Small changes can usually move into the next sprint if they do not affect architecture, timeline, or dependencies. Larger changes should become a formal scope change with cost and timeline impact. The rule is simple: if a change affects another feature, another team, or launch readiness, document it.
Yes, the vendor can prepare and submit the app if the client grants the right App Store Connect and Google Play Console access. The client should still approve the listing, privacy labels, Data safety form, age rating, release strategy, and support contact before submission.
This article explains the client-side mobile app development process: what you approve, prepare, and decide at each stage. A technical application development guide explains the full delivery lifecycle in more depth, including architecture, development methods, testing, and deployment.
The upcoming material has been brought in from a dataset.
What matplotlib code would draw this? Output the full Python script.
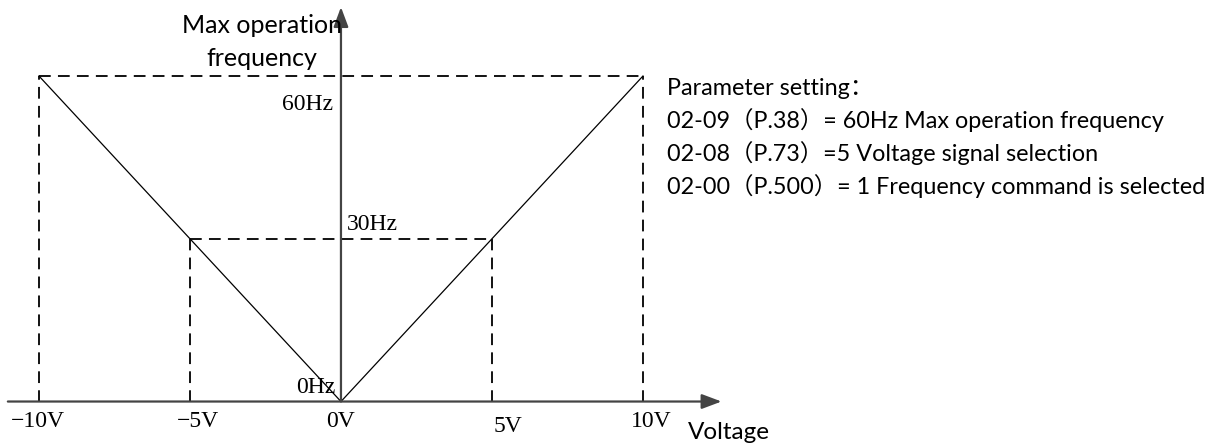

GDPR should start in Sprint 0, not during launch week. The team should map personal data, consent flows, third-party SDKs, DPA status, access control, and retention assumptions before build starts. Stage 4 then validates whether those decisions were implemented correctly.
Yes, but it can be lighter. A small MVP still needs scope, architecture, team rhythm, Definition of Done, and launch responsibilities. Without those decisions, the team may move fast in Sprint 1 and spend Sprint 3 fixing assumptions.